The writing has actually helped me focus since I was beginning to feel like I was losing my mind from office work. It came to a head Halloween night. I had volunteered to hand out candy to the trick or treaters since my mother was going out with her boyfriend for dinner. Sitting on the front porch with a giant bowl of candy on my lap wasn't my idea of a great time, but I had nothing else to do. My legs were going numb from the brisk fall air and my mind started to drift from the monotony of children in costumes parading across the porch, droning out the phrase "Trick or Treat" as if they were just as bored with the routine as I was.
Then, hidden between a row of Iron Men and Shreks and Neytiris was this older kid in a completely unique costume. I say older because he stood just under 5 feet tall, and he wore a rather generic blue jumpsuit featuring insignia I was not familiar with. But it was the mask that turned my blood cold. It was made of lumpy orange latex and painted with large brown spots. Shiny black plastic eyes the size of tennis balls were affixed to the mask by what I could only assume were some sort of spinning discs, causing them to move in random directions. The nose and mouth were also lumpy and grotesque like someone experiencing an allergic bee sting reaction. The costume looked exactly like the strange creatures I encountered in Las Vegas last August!
When the kid approached me, he raspily mumbled the requisite line through the latex. Before I dropped the Snickers bar into his pumpkin-shaped bucket, I said, "Nice costume. Where did you get it?"
He merely shrugged and extended his bucket closer.
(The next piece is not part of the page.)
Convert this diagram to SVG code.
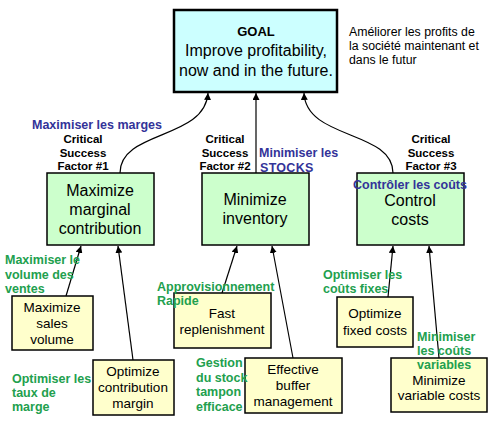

"No really, I'd like to get one just like it. Where did your Mommy buy it for you?"
The kid didn't move. The longer I looked into that deformed face, the more intensely I felt the horror of that night in the desert heat. I started to quiver inside. I barked, "C'mon, I want to know where you got the mask? Who sent you here?"
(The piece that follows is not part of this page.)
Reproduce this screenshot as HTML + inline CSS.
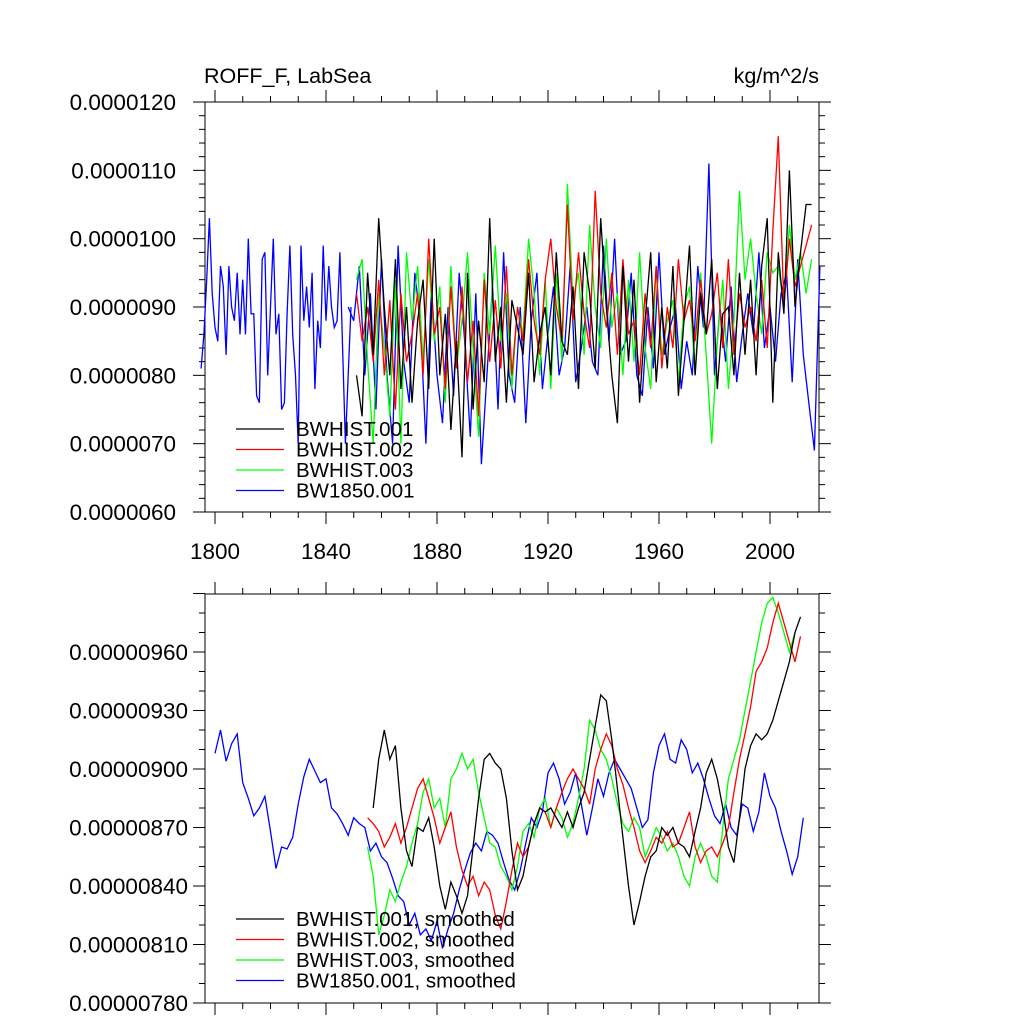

The kid stepped back a few inches, but he still kept his bucket in front of me. I was no longer seeing a child. He appeared to me to be a true alien creature. Instinctively, I lunged for him, but his youthful reflexes were slightly quicker than mine, and he bolted down the porch steps. With children screaming and fleeing the scene, I was fixated on chasing down the bizarre figure. After a couple of blocks, I finally tackled him and spun his face around to meet mine.
"Who are you?" I yelled at him. "Who sent you here?"
He reached up and pulled off the mask. The ginger boy was beet red in the face and crying from fear. Suddenly, I regained some measure of sanity again. I released the boy, who scurried into the darkness. In the pale light of the street lamps, I could see children staring and a few adults approaching me with looks of anger and concern. Completely humiliated, I ran back to the house and locked myself in. Fortunately, no one followed or called the police. I'd still like to know where that child got that costume. Or perhaps it was all in my imagination and the costume was actually a fireman or a cowboy. I can't accept that idea because then I really would be going insane.
Work offered an unlikely sanctuary after that night. I've just kept my head low and attended to my business. Except a couple of times I looked up to notice a new field operative, codename Geoffrey. He's about six feet tall with a swarthy complexion and longish black hair. He's well muscled but not overly developed, and he has one of those compact little tushies that you just want to reach out and squeeze. I'm not sure what he's doing at the moment, but he seems to be meeting with The Colonel quite a bit. And the last time he dropped by the office, I believe I detected the beginnings of a mustache. Must be grooming himself for an undercover assignment. I'll have to find some way to introduce myself.